# muss man seerosen im pflanzkorb pflanzen?



## cararea (1. Aug. 2012)

hey ihr

blöde frage: aber muss man die seerosen eigentlich in einen pflanzkorb in den teich setzen? kann man sie nicht aus diesem korb nehmen und direkt ins substrat setzen? (sand, kies, seerosendünger?)
ich finds mit den körben irgendwie nicht so schön.

danke
lg eve


----------



## Känguruh (1. Aug. 2012)

*AW: muss man seerosen im pflanzkorb pflanzen?*

Hallo Eve,

die Körbe sind eigentlich der reine Schwachsinn. Lies mal auf der Seite von Werner www.nymphaion.de , da ist das wunderbar launig beschrieben. 
Das Rhizom direkt in´s Substrat zu setzen ist mMn heikel wegen des notwendigen Düngens. Kann man  halt weder die Algen noch die Seerose so gut unter Kontrolle halten wie in einem Eimer.

Schönen Nachmittag
Achim


----------



## cararea (1. Aug. 2012)

*AW: muss man seerosen im pflanzkorb pflanzen?*

danke für den tollen link! werd ich mir gleich mal zu gemüte führen


----------



## willi1954 (1. Aug. 2012)

*AW: muss man seerosen im pflanzkorb pflanzen?*

ich würde die immer in Körbe pflanzen.
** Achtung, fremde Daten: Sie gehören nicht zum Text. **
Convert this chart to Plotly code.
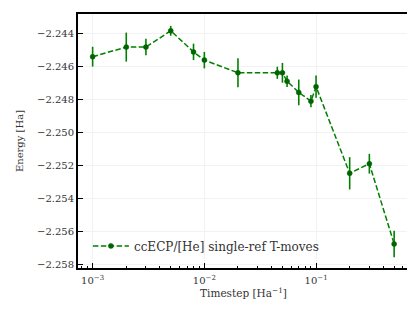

Die Körbe sind nützlich, um den Ausbreitungsdrang der Seerosen etwas einzudämmen. Wenn man flache Körbe nutzt (z.B. Gemüsekisten o.ä.) fallen die nicht weiter auf, zumal ja das Blätterdach der Seerose den Kasten verbergen.
Ebenfalls ist so gezieltes Düngen der Seerose möglich.

LG Willi


----------



## minimag (1. Aug. 2012)

*AW: muss man seerosen im pflanzkorb pflanzen?*



Känguruh schrieb:


> Hallo Eve,
> 
> die Körbe sind eigentlich der reine Schwachsinn. Lies mal auf der Seite von Werner www.nymphaion.de , da ist das wunderbar launig beschrieben.
> Das Rhizom direkt in´s Substrat zu setzen ist mMn heikel wegen des notwendigen Düngens. Kann man  halt weder die Algen noch die Seerose so gut unter Kontrolle halten wie in einem Eimer.
> ...



kannst Du es mal etwas genauer definieren? Wenn ich auf den Link klicke, komme ich zwar auf so eine Seite, aber von da auch nur auf die Shopseite! und da bin ich nicht fündig geworden.

Gruß, Andreas


----------



## Gladiator (1. Aug. 2012)

*AW: muss man seerosen im pflanzkorb pflanzen?*

also man muss sie nicht in töpfen halten



aber ich hab sie im topf, auf steinen wächst sie ja nicht^^


meine oma hats ohne korb, sieht natürlich viel besser aus 

aber eben verbreitet sich diese dann mehr, mal kuken wies wird...


----------



## Lucy79 (1. Aug. 2012)

*AW: muss man seerosen im pflanzkorb pflanzen?*

ich habe vor, unsre Seerosen demnächst in Maurerbütten ( durchlöchert) zu setzen......  hat da einer Erfahrung mit?   irgendwie sind die aus den Kisten rausgewachsen


----------



## Känguruh (1. Aug. 2012)

*AW: muss man seerosen im pflanzkorb pflanzen?*

@ minimag

Hallo Andreas,

gehe über den shop auf  "winterharte Seerosen", dort findest Du nicht nur Pflanzen als Ware, sondern auch reichlich nützliche Informationen...

Gruß
Achim


----------



## Limnos (13. Aug. 2012)

*AW: muss man seerosen im pflanzkorb pflanzen?*

Hi

Ich habe Seerosen immer an einen KS Stein mit Loch mit Hilfe eines ausrangierten Nylonstrumpfes gebunden und an die tiefste Stelle des Teichs ( die bei mir aber nur 70 cm ist) gelegt. Diese Methode hat Vor- und Nachteile, je nach dem wie man dazu steht. Dank der Schlammschicht an dieser Stelle ist das Wachstum enorm. Ein kleiner Teich wird bald ganz von Seerosenblättern bedeckt sein, bzw. die Blätter wachsen über die Oberfläche hinaus. Die Pflanze (zumindest meine Sorten) entwickelten jede Menge neuer "Köpfe" , die ich Jahr für Jahr abbreche oder -schneide, ujnd mit denen ich andere Teichianer beglücke.

MfG.
Wolfgang


----------